When finance leaders gathered at the United Nations in New York to sign the Tobacco-Free Finance Pledge in September 2018, the move was billed as the first step to choking off finance to an industry responsible for more than seven million deaths a year.
AXA, BNP Paribas, Natixis and the Ontario Teachers' Pension Plan were among 120 signatories that pledged to halt all support for tobacco companies. Covering US$6.4trn of assets under management and US$1.8trn of corporate lending, the pledge apparently packed a considerable punch.
However, just over 16 months later, it seems to have had little effect. After a quiet year for financing in 2018, the five biggest tobacco companies substantially stepped up their fundraising last year, selling US$29bn of bonds – just short of the all-time record – and borrowing US$23bn in loans.
While a handful of firms are turning their backs on tobacco, they are dramatically outnumbered by others more than willing to support the likes of Altria, British American Tobacco, Imperial Brands, Philip Morris International and Japan Tobacco, lured in by their record profits and strong financials.
"There are still plenty of investors who look at tobacco," said Mark Wade, head of credit research at Allianz Global Investors, which excludes tobacco-related securities from its sustainable and responsible investment funds but allows such investments in its other funds.
"Is it a predictable business? Yes. Does it generate high margins? Yes. Does it generate lots of free cashflows? Yes. Does it have attractive shareholder returns? Yes. There's a lot to like about tobacco other than the fact that it makes tobacco."
US$48BN OF DEMAND
Big deals from Altria show just what is possible. JP Morgan lent the company US$14.6bn last January to fund its purchase of e-cigarette maker Juul Labs. When Altria turned to US bond markets to take down the loan a month later, it was met with US$48bn of demand, allowing it to upsize the deal.
But while the headline numbers indicate continued access to capital, bankers say that the Tobacco-Free Finance Pledge has had some impact – below the surface.
"If you look at geographic distribution of deals, it looked pretty normal a few years back," said one banker who has worked closely on several recent tobacco transactions. "But now investors from France, the Netherlands and Scandinavia are all out. The people buying are funds from the UK, the US and Asia."
He said that tobacco clients have noticed a drop-off in demand from some investors and have adapted in response – issuing more in US dollars and curtailing marketing in Europe.
For now that drop-off hasn't had a major impact on pricing, but tobacco companies are nonetheless worried about the future.
"They are facing up to it, for sure," the banker said. "I had a worried email from one of our clients just the other day. They see their investors changing and want to know what to do to minimise the impact. It is no coincidence that there haven't been many big tobacco deals in euros over the last few years.
"At this point it's a pricing discussion, it's not a 'can we/can't we?'. But if one of these clients came along with big financing needs, I would question how much of that we could get done in euros. Can you do multiple billions in the currency? Honestly, I think no. And that is a worrying comment."

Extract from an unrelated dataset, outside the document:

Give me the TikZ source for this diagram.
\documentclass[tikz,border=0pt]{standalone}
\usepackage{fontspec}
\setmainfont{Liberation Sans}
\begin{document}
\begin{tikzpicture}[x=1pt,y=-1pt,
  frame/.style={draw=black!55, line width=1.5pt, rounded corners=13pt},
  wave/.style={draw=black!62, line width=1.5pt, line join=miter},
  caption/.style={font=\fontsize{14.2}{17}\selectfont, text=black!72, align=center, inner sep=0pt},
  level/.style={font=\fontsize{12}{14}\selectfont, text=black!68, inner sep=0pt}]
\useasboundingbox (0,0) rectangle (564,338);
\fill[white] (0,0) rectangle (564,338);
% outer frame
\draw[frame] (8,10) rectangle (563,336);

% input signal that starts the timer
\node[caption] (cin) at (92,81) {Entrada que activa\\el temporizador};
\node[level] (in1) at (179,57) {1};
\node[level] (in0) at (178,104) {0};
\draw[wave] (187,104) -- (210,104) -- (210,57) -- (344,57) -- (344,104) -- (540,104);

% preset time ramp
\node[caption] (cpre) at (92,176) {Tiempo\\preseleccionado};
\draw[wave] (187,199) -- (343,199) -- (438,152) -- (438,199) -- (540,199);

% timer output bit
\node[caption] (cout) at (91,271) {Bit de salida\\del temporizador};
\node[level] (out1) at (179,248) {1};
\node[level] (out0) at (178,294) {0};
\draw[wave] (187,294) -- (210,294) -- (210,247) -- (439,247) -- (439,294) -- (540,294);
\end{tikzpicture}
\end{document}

At a time when other corporates are increasing euro issuance to take advantage of low borrowing costs, an enforced skew towards US dollars certainly puts tobacco outfits at a disadvantage - albeit a slight one for the moment - relative to other borrowers. And that matters because some have significant refinancing needs after a run of big acquisitions. BAT alone has £10bn of maturities in the next three years, for example.
"When it comes to tobacco, we don't believe there's any safe level of consumption and therefore exclude any tobacco companies from investment," said Paul Brain, a fund manager at Newton Investment Management, who predicts many funds will eventually come round to that view.
"Essentially, this is coming from clients, who are looking to make sure that their assets are managed in a sustainable way," he added. "We think that as capital shifts more to ESG criteria, they will find it more difficult to raise financing."
LESSONS FOR COAL
The experience of the tobacco industry will be closely watched by other industries such as coal, oil and gas, which are increasingly finding themselves blackballed by a new breed of ESG-focussed investors.
BlackRock, the largest fund manager in the world with US$7.4trn of assets under management, recently banned its active fund managers from owning the shares or bonds of any coal producers. Many other asset managers are screening their portfolios under ESG criteria.
Oil and gas companies are striving to get ahead of the game, with companies such as BP touting their renewable energy projects. Tobacco companies don't really have that option: even alternatives to traditional cigarettes are detrimental to health, so unlikely to get past ESG concerns.
As a result, many funds may take the view that tobacco is just a lost cause, according to Faryda Lindeman, a senior responsible investment specialist at NN Investment Partners, which began divesting from tobacco in mid-2018.
"We saw so many different ESG key risks related to the sector," she said. "We very quickly began to realise that this was not something we could actually start to engage on because there's no way we can improve the product or improve the companies."